Paul shrugged. “It’s lost. No one goes in, too dangerous. Even if there were people in there, it’s too late. We couldn’t save them.”
He looked at us. Maybe he saw a little bit of shock on our faces.
“We have enough folks up here. Go move that supply line to the side of the driveway so we can get the city Engine up here.”
Laurie and I looked at each other, knowing we’d never get over the smell. We turned and headed down. Thirty yards away, I could still feel the heat on my back.
The big yellow supply hose snaked down the driveway. We got down on our knees and shoved. It took us a few minutes of muddy struggle, but we finally pushed it to the side. As soon as we were done, another engine roared by us to join the attack. As we followed it back, one of my boots got stuck in the caliche mud. I yanked it out and limped the rest of the way back to command.
Paul told us to stand by. The early excitement of a big fire had drained out of everyone. The two engines had hose lines out and firefighters were flooding the structure with water.
Thirty minutes later, the dragon had vanished; she had moved on, but she’s never defeated.
Now we were faced with the hard, slogging work of salvage. Except with this fire there was nothing to salvage. All the dogs were dead and with the house gone, their remains were visible through the smoke.
Dan was sitting on the hood of his truck, his bunkers and white helmet caked with grime. The eastern sky was starting to brighten. Crews were walking through the skeleton of the house putting out hotspots. I heard a woman’s voice yell, “Damn!” Then, “I’m fine, I just stepped on a dead dog. They’re everywhere!”
Laurie and I drained and stacked hoses and collected equipment.
At the end, Dan came up to us. Laurie was sitting on the back of the Med Unit. I was leaning on a shovel. We smelled like smoke. My bunkers were now dirty and Laurie’s face was smudged with soot.
“God,” Laurie said, “all those dogs. I never heard any barking, they must have all lost consciousness from the smoke before they died.”
Dan nodded, “Yep, it’s awful.”
“Well,” I said, “at least a couple got out. I saw them running around the scene. They must be terrified.”
Dan took off his helmet and threw it in his truck. “I called Animal Control. They’ll round up the strays and take them to the shelter. That’s about all we can do.”
Laurie whispered, “This sucks.”
“Yeah,” Dan replied. “But you can’t dwell on it. We did everything we could. You can’t think ‘What if?’ We do our best and go home.”

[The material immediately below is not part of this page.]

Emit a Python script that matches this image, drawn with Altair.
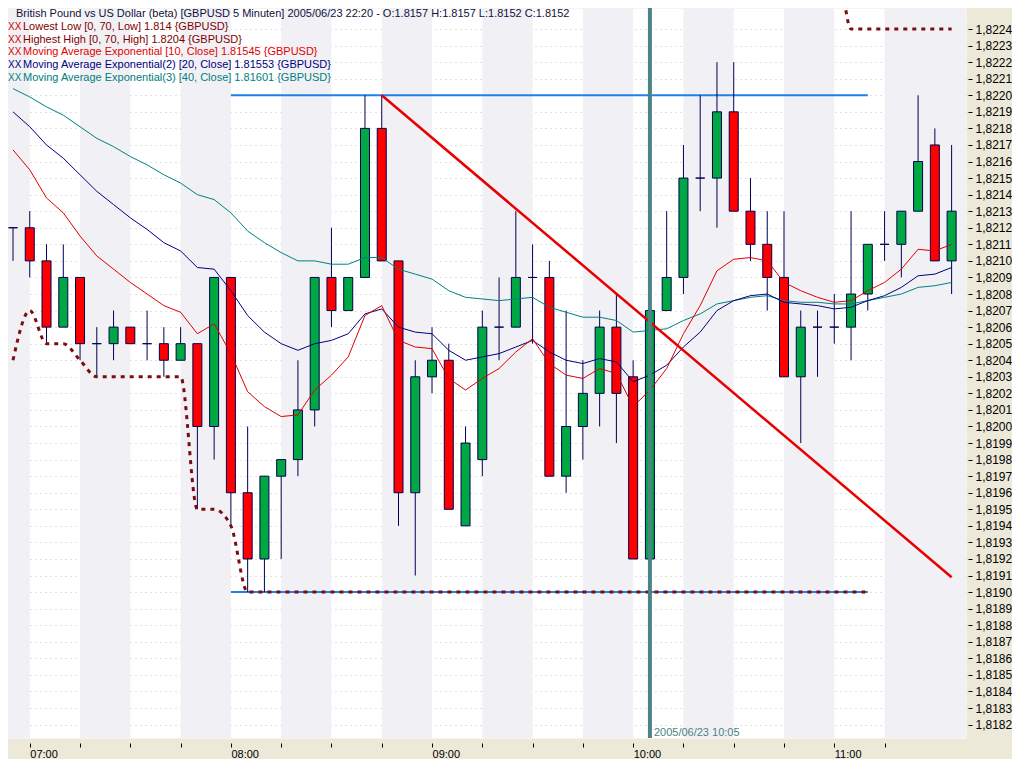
import altair as alt
import pandas as pd

DAY = "2005-06-23"

times = [
    "06:55",
    "07:00", "07:05", "07:10", "07:15", "07:20", "07:25", "07:30", "07:35", "07:40", "07:45", "07:50", "07:55",
    "08:00", "08:05", "08:10", "08:15", "08:20", "08:25", "08:30", "08:35", "08:40", "08:45", "08:50", "08:55",
    "09:00", "09:05", "09:10", "09:15", "09:20", "09:25", "09:30", "09:35", "09:40", "09:45", "09:50", "09:55",
    "10:00", "10:05", "10:10", "10:15", "10:20", "10:25", "10:30", "10:35", "10:40", "10:45", "10:50", "10:55",
    "11:00", "11:05", "11:10", "11:15", "11:20", "11:25", "11:30", "11:35",
]

opens = [
    1.8212, 1.8212, 1.8210, 1.8206, 1.8209, 1.8205, 1.8205, 1.8206, 1.8205, 1.8205, 1.8204, 1.8205, 1.8200,
    1.8209, 1.8196, 1.8192, 1.8197, 1.8198, 1.8201, 1.8209, 1.8207, 1.8209, 1.8218, 1.8210, 1.8196,
    1.8203, 1.8204, 1.8194, 1.8198, 1.8206, 1.8206, 1.8209, 1.8209, 1.8197, 1.8200, 1.8202, 1.8206,
    1.8203, 1.8192, 1.8207, 1.8209, 1.8215, 1.8215, 1.8219, 1.8213, 1.8211, 1.8209, 1.8203, 1.8206,
    1.8206, 1.8206, 1.8208, 1.8211, 1.8211, 1.8213, 1.8217, 1.8210,
]
highs = [
    1.8212, 1.8213, 1.8211, 1.8211, 1.8209, 1.8206, 1.8207, 1.8206, 1.8207, 1.8206, 1.8206, 1.8205, 1.8209,
    1.8209, 1.8200, 1.8197, 1.8198, 1.8204, 1.8209, 1.8212, 1.8209, 1.8220, 1.8220, 1.8210, 1.8204,
    1.8206, 1.8205, 1.8200, 1.8207, 1.8209, 1.8213, 1.8211, 1.8210, 1.8207, 1.8204, 1.8207, 1.8208,
    1.8204, 1.8207, 1.8213, 1.8217, 1.8220, 1.8222, 1.8222, 1.8215, 1.8213, 1.8213, 1.8207, 1.8207,
    1.8208, 1.8213, 1.8211, 1.8213, 1.8213, 1.8220, 1.8218, 1.8217,
]
lows = [
    1.8210, 1.8209, 1.8205, 1.8206, 1.8204, 1.8203, 1.8204, 1.8205, 1.8204, 1.8203, 1.8204, 1.8195, 1.8198,
    1.8194, 1.8190, 1.8190, 1.8192, 1.8197, 1.8200, 1.8206, 1.8207, 1.8209, 1.8210, 1.8194, 1.8191,
    1.8202, 1.8195, 1.8194, 1.8197, 1.8204, 1.8206, 1.8205, 1.8197, 1.8196, 1.8198, 1.8200, 1.8199,
    1.8192, 1.8191, 1.8207, 1.8208, 1.8213, 1.8212, 1.8213, 1.8210, 1.8207, 1.8203, 1.8199, 1.8203,
    1.8205, 1.8204, 1.8207, 1.8210, 1.8209, 1.8213, 1.8210, 1.8208,
]
closes = [
    1.8212, 1.8210, 1.8206, 1.8209, 1.8205, 1.8205, 1.8206, 1.8205, 1.8205, 1.8204, 1.8205, 1.8200, 1.8209,
    1.8196, 1.8192, 1.8197, 1.8198, 1.8201, 1.8209, 1.8207, 1.8209, 1.8218, 1.8210, 1.8196, 1.8203,
    1.8204, 1.8195, 1.8199, 1.8206, 1.8206, 1.8209, 1.8209, 1.8197, 1.8200, 1.8202, 1.8206, 1.8202,
    1.8192, 1.8207, 1.8209, 1.8215, 1.8215, 1.8219, 1.8213, 1.8211, 1.8209, 1.8203, 1.8206, 1.8206,
    1.8206, 1.8208, 1.8211, 1.8211, 1.8213, 1.8216, 1.8210, 1.8213,
]

ema10 = [
    1.82167, 1.82155, 1.82138, 1.82129, 1.82115, 1.82103, 1.82095, 1.82087, 1.82080, 1.82073, 1.82069, 1.82056, 1.82062,
    1.82044, 1.82021, 1.82012, 1.82006, 1.82007, 1.82022, 1.82031, 1.82042, 1.82067, 1.82073, 1.82052, 1.82048,
    1.82047, 1.82029, 1.82022, 1.82029, 1.82035, 1.82045, 1.82053, 1.82038, 1.82031, 1.82029, 1.82035, 1.82032,
    1.82012, 1.82022, 1.82035, 1.82056, 1.82073, 1.82094, 1.82101, 1.82102, 1.82100, 1.82087, 1.82082, 1.82078,
    1.82075, 1.82076, 1.82082, 1.82087, 1.82095, 1.82107, 1.82106, 1.82110,
]
ema20 = [
    1.82190, 1.82181, 1.82170, 1.82162, 1.82152, 1.82142, 1.82134, 1.82126, 1.82119, 1.82111, 1.82106, 1.82096, 1.82095,
    1.82082, 1.82067, 1.82057, 1.82050, 1.82046, 1.82050, 1.82052, 1.82056, 1.82068, 1.82071, 1.82060, 1.82057,
    1.82056, 1.82046, 1.82040, 1.82042, 1.82044, 1.82048, 1.82052, 1.82045, 1.82040, 1.82038, 1.82041, 1.82039,
    1.82027, 1.82031, 1.82037, 1.82048, 1.82057, 1.82070, 1.82076, 1.82079, 1.82080, 1.82075, 1.82074, 1.82073,
    1.82071, 1.82072, 1.82076, 1.82079, 1.82084, 1.82091, 1.82092, 1.82096,
]
ema40 = [
    1.82204, 1.82199, 1.82193, 1.82188, 1.82181, 1.82174, 1.82169, 1.82163, 1.82158, 1.82152, 1.82147, 1.82140, 1.82137,
    1.82129, 1.82118, 1.82111, 1.82105, 1.82100, 1.82100, 1.82098, 1.82098, 1.82102, 1.82102, 1.82095, 1.82092,
    1.82089, 1.82082, 1.82078, 1.82077, 1.82076, 1.82077, 1.82078, 1.82072, 1.82069, 1.82066, 1.82066, 1.82064,
    1.82057, 1.82058, 1.82059, 1.82064, 1.82068, 1.82074, 1.82076, 1.82078, 1.82079, 1.82076, 1.82075, 1.82075,
    1.82074, 1.82074, 1.82076, 1.82078, 1.82080, 1.82084, 1.82085, 1.82087,
]

# Lowest Low indicator (bars 06:55 .. 11:10)
lowest_low = [
    1.8204, 1.8207, 1.8205, 1.8205, 1.8204, 1.8203, 1.8203, 1.8203, 1.8203, 1.8203, 1.8203, 1.8195, 1.8195,
    1.8194, 1.8190, 1.8190, 1.8190, 1.8190, 1.8190, 1.8190, 1.8190, 1.8190, 1.8190, 1.8190, 1.8190,
    1.8190, 1.8190, 1.8190, 1.8190, 1.8190, 1.8190, 1.8190, 1.8190, 1.8190, 1.8190, 1.8190, 1.8190,
    1.8190, 1.8190, 1.8190, 1.8190, 1.8190, 1.8190, 1.8190, 1.8190, 1.8190, 1.8190, 1.8190, 1.8190,
    1.8190, 1.8190, 1.8190,
]
# Highest High indicator (bars 10:50 .. 11:35), mostly above the visible range
hh_times = ["10:50", "10:55", "11:00", "11:05", "11:10", "11:15", "11:20", "11:25", "11:30", "11:35"]
highest_high = [1.8229, 1.8229, 1.8229, 1.8224, 1.8224, 1.8224, 1.8224, 1.8224, 1.8224, 1.8224]

# drawing objects
hline_start = ["08:00", "08:00"]
hline_end = ["11:10", "11:10"]
hline_price = [1.8220, 1.8190]
trend_times = ["08:45", "11:35"]
trend_prices = [1.8220, 1.81909]
cursor_time = ["10:05"]
cursor_label = ["2005/06/23 10:05"]

stripe_start = ["06:45", "07:15", "07:45", "08:15", "08:45", "09:15", "09:45", "10:15", "10:45", "11:15"]
stripe_end = ["07:00", "07:30", "08:00", "08:30", "09:00", "09:30", "10:00", "10:30", "11:00", "11:45"]

x_tick_times = ["07:00", "07:15", "07:30", "07:45", "08:00", "08:15", "08:30", "08:45", "09:00", "09:15",
                "09:30", "09:45", "10:00", "10:15", "10:30", "10:45", "11:00", "11:15"]
y_ticks = [
    1.8182, 1.8183, 1.8184, 1.8185, 1.8186, 1.8187, 1.8188, 1.8189, 1.8190, 1.8191, 1.8192, 1.8193, 1.8194,
    1.8195, 1.8196, 1.8197, 1.8198, 1.8199, 1.8200, 1.8201, 1.8202, 1.8203, 1.8204, 1.8205, 1.8206, 1.8207,
    1.8208, 1.8209, 1.8210, 1.8211, 1.8212, 1.8213, 1.8214, 1.8215, 1.8216, 1.8217, 1.8218, 1.8219, 1.8220,
    1.8221, 1.8222, 1.8223, 1.8224,
]

legend_prefix_colors = ["#d00000", "#d00000", "#e00000", "#000080", "#008080"]
legend_texts = [
    "Lowest Low [0, 70, Low] 1.814 {GBPUSD}",
    "Highest High [0, 70, High] 1.8204 {GBPUSD}",
    "Moving Average Exponential [10, Close] 1.81545 {GBPUSD}",
    "Moving Average Exponential(2) [20, Close] 1.81553 {GBPUSD}",
    "Moving Average Exponential(3) [40, Close] 1.81601 {GBPUSD}",
]
legend_colors = ["#800000", "#800000", "#e00000", "#000080", "#008080"]
title_text = "British Pound vs US Dollar (beta) [GBPUSD  5 Minuten] 2005/06/23 22:20 - O:1.8157 H:1.8157 L:1.8152 C:1.8152"

FONT = "Liberation Sans"


def iso(hm):
    return f"{DAY}T{hm}:00"


def dt(hm, sec=0):
    h, m = hm.split(":")
    return alt.DateTime(year=2005, month=6, date=23, hours=int(h), minutes=int(m), seconds=sec)


candles = pd.DataFrame({
    "t": [iso(t) for t in times],
    "open": opens, "high": highs, "low": lows, "close": closes,
    "ema10": ema10, "ema20": ema20, "ema40": ema40,
})
candles["dir"] = ["up" if c > o else ("down" if c < o else "flat") for o, c in zip(opens, closes)]

ll_df = pd.DataFrame({"t": [iso(t) for t in times[:len(lowest_low)]], "v": lowest_low})
hh_df = pd.DataFrame({"t": [iso(t) for t in hh_times], "v": highest_high})
hl_df = pd.DataFrame({"t1": [iso(t) for t in hline_start], "t2": [iso(t) for t in hline_end], "p": hline_price})
tr_df = pd.DataFrame({"t": [iso(t) for t in trend_times], "p": trend_prices})
cur_df = pd.DataFrame({"t": [iso(t) for t in cursor_time], "label": cursor_label})
st_df = pd.DataFrame({"s": [iso(t) for t in stripe_start], "e": [iso(t) for t in stripe_end]})

xscale = alt.Scale(domain=[dt("06:55", 0), dt("11:37", 48)])
yscale = alt.Scale(domain=[1.818119, 1.822527], zero=False, nice=False)

x_axis = alt.Axis(
    values=[dt(t) for t in x_tick_times],
    labelExpr="minutes(datum.value) == 0 ? timeFormat(datum.value, '%H:%M') : ''",
    title=None, grid=False, domain=False, ticks=True, tickSize=4, tickColor="#000000",
    offset=5, labelAlign="left", labelBaseline="top", labelPadding=1,
    labelFont=FONT, labelFontSize=11, labelColor="#000000", labelOverlap=False, labelFlush=False,
)
y_axis = alt.Axis(
    orient="right", values=y_ticks,
    labelExpr="replace(format(datum.value, '.4f'), '.', ',')",
    title=None, grid=True, gridColor="#c4c4cc", gridDash=[1, 4], gridWidth=1,
    domain=False, tickSize=4, tickColor="#000000", offset=2, labelPadding=3,
    labelFont=FONT, labelFontSize=12, labelColor="#000000", labelOverlap=False, labelFlush=False,
)


def X(field):
    return alt.X(field, type="temporal", scale=xscale, axis=x_axis)


def Y(field):
    return alt.Y(field, type="quantitative", scale=yscale, axis=y_axis)


stripes = alt.Chart(st_df).mark_rect(color="#f1f1f5", clip=True).encode(
    x=X("s"), x2=alt.X2("e"))

hlines = alt.Chart(hl_df).mark_rule(color="#1e80e8", strokeWidth=2, clip=True).encode(
    x=X("t1"), x2=alt.X2("t2"), y=Y("p"))

wicks = alt.Chart(candles).mark_rule(color="#000050", strokeWidth=1, clip=True).encode(
    x=X("t"), y=Y("low"), y2=alt.Y2("high"))

bodies = alt.Chart(candles).mark_bar(size=9, stroke="#000050", strokeWidth=1, clip=True).encode(
    x=X("t"), y=Y("open"), y2=alt.Y2("close"),
    color=alt.Color("dir:N", scale=alt.Scale(domain=["up", "down", "flat"],
                                             range=["#00a844", "#ff0000", "#000050"]), legend=None))

lowest = alt.Chart(ll_df).mark_line(color="#7a0e0e", strokeWidth=3, strokeDash=[4, 5],
                                    interpolate="monotone", clip=True).encode(x=X("t"), y=Y("v"))
highest = alt.Chart(hh_df).mark_line(color="#7a0e0e", strokeWidth=3, strokeDash=[4, 5],
                                     interpolate="monotone", clip=True).encode(x=X("t"), y=Y("v"))

e40 = alt.Chart(candles).mark_line(color="#008080", strokeWidth=1, clip=True).encode(x=X("t"), y=Y("ema40"))
e20 = alt.Chart(candles).mark_line(color="#000080", strokeWidth=1, clip=True).encode(x=X("t"), y=Y("ema20"))
e10 = alt.Chart(candles).mark_line(color="#e00000", strokeWidth=1, clip=True).encode(x=X("t"), y=Y("ema10"))

trend = alt.Chart(tr_df).mark_line(color="#e80000", strokeWidth=2.5, clip=True).encode(x=X("t"), y=Y("p"))

cursor = alt.Chart(cur_df).mark_rule(color="#4a8484", strokeWidth=4, clip=True).encode(x=X("t"))
cursor_txt = alt.Chart(cur_df).mark_text(align="left", baseline="middle", dx=4, font=FONT,
                                         fontSize=11, color="#4a8484").encode(
    x=X("t"), y=alt.YDatum(1.81815, type="quantitative", scale=yscale, axis=y_axis), text="label:N")

layers = [stripes, hlines, wicks, bodies, lowest, highest, e40, e20, e10, trend, cursor, cursor_txt]

title_layer = alt.Chart(pd.DataFrame({"s": [title_text]})).mark_text(
    align="left", baseline="alphabetic", font=FONT, fontSize=11, color="#10103c").encode(
    x=alt.value(8), y=alt.value(9), text="s:N")
layers.append(title_layer)

base_y = [22, 34.5, 47, 60, 73]
for txt, col, pcol, yy in zip(legend_texts, legend_colors, legend_prefix_colors, base_y):
    layers.append(alt.Chart(pd.DataFrame({"s": ["XX"]})).mark_text(
        align="left", baseline="alphabetic", font=FONT, fontSize=10, color=pcol).encode(
        x=alt.value(0), y=alt.value(yy), text="s:N"))
    layers.append(alt.Chart(pd.DataFrame({"s": [txt]})).mark_text(
        align="left", baseline="alphabetic", font=FONT, fontSize=11, color=col).encode(
        x=alt.value(15), y=alt.value(yy), text="s:N"))

chart = alt.layer(*layers).properties(
    width=958, height=730,
    padding=0,
    background="#ece9d8",
).configure_view(fill="white", stroke="transparent")

chart.save("out.html", embed_options={"renderer": "svg", "actions": False})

Laurie looked at the shell of the house.
Dan continued, “I know it sounds callous, but you can’t care too much, you have to stay detached. Otherwise you won’t last on the department. Other people have the luxury of getting upset, but if we get too emotional about it, we won’t be able to do the work.”
Paul walked up and chimed in. “I always have to remind myself that this is not my emergency. It’s hers,” He pointed to the distraught owner who was talking to the police. “But it’s not ours.”
We stood in a little group, fatigue settling in.
The drama is putting out the fire. After the fire is out, everyone leaves. The bystanders, the police, the media—everyone except the fire department. We usually have hours left of finding equipment, cleaning and filling engines and tankers.